- Japanese arcade flyer
- Developers: Jaleco (arcade) Tose (Famicom)
- Publishers: JP: Jaleco; NA: Magic Electronics;
- Platforms: Arcade, Famicom
- Release: Arcade JP: April 1985; NA: 1985; EU: June 1985; Famicom JP: July 9, 1985;
- Genre: Scrolling shooter
- Modes: Single-player, multiplayer

= Field Combat =

1985 video game

 is a 1985 vertically scrolling shooter video game developed and published by Jaleco for arcades. In Field Combat, the player fights as a commanding officer in a futuristic battlefield. It was ported to the Famicom by Tose, which was later re-released for the Wii's Virtual Console in 2007. A sequel, Field Combat DX, was released for Japanese mobile phones in 2004.

==Gameplay==
The object of the game is to make it all the way to the end of the battlefield using the Genesis, a warship that can fire off missiles. While the player controls the blue forces, the player must defeat the red forces without dying in the process by either avoiding or shooting helicopters, infantrymen, and tanks. An interesting characteristic of the game is that it is possible to ask for reinforcements from an army, which the player possesses, by pressing both the A and B buttons at the same time. The player can also use their special weapon to "absorb" the enemies and add them to their army. There is also an enemy UFO like spaceship that, when in battlefield, attempts to grab and escape with a player friendly unit (if there is any on the battlefield). It will also engage into air-to-air battle with a friendly helicopter (if there is any).
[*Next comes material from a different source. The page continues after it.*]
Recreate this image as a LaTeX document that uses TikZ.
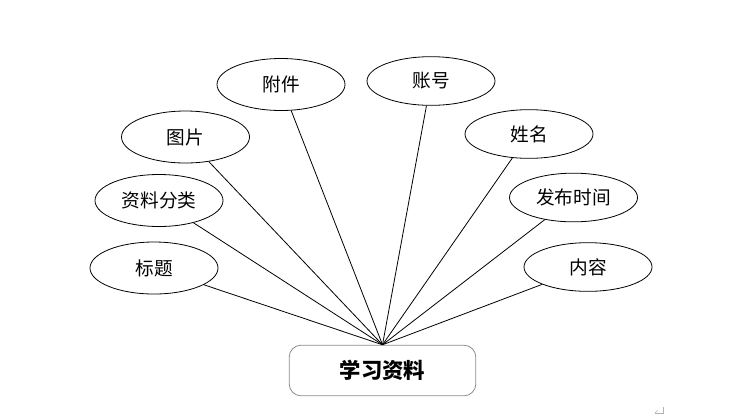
\documentclass[tikz,border=0pt]{standalone}
\usepackage{fontspec}
\setmainfont{Noto Sans CJK SC}
\usepackage{xcolor}
\usepackage{tikz}
\usetikzlibrary{shapes.geometric}
\definecolor{boxline}{HTML}{8C8C8C}
\tikzset{
  attr/.style={ellipse,draw=black,line width=0.6pt,inner sep=0pt,
    minimum width=96pt,minimum height=39pt,font=\fontsize{14}{16}\selectfont},
  attrR/.style={attr,minimum height=36.5pt},
  entitybox/.style={draw=boxline,line width=0.6pt,rounded corners=9pt,
    minimum width=140pt,minimum height=38pt,inner sep=0pt,
    font=\fontsize{16}{18}\selectfont\bfseries},
  link/.style={black,line width=0.6pt}
}
\newcommand{\parmark}{%
  \draw[gray!60,line width=0.5pt] (663,407) -- (663,413) -- (655,413);
  \draw[gray!60,line width=0.5pt] (655,413) -- (658,410);
}

\begin{document}
\begin{tikzpicture}[x=0.75pt,y=-0.75pt]
\useasboundingbox (0,0) rectangle (734,419);
\node[entitybox] (study) at (382.5,370.5) {学习资料};
\node[attr] (title) at (154,268) {标题};
\node[attr] (category) at (159,200.5) {资料分类};
\node[attr] (picture) at (185.5,137) {图片};
\node[attr] (attach) at (281,84.5) {附件};
\node[attrR] (account) at (431,81) {账号};
\node[attrR] (name) at (529,134) {姓名};
\node[attrR] (pubtime) at (573.5,197.5) {发布时间};
\node[attrR] (content) at (588,267) {内容};
\foreach \a in {title,category,picture,attach,account,name,pubtime,content}
  \draw[link] (\a) -- (study.north);
\parmark
\end{tikzpicture}
\end{document}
The game used classical music such as Richard Wagner's Ride of the Valkyries as its background music.

== Reception ==
In Japan, Game Machine listed Field Combat on their April 15, 1985 issue as being the ninth most-successful table arcade unit of the month.

Computer Gamer reviewed the arcade game, noting the gameplay is similar to Taito's Front Line (1982) from several years earlier and stating it is "quite good but very difficult to get the initial hang of".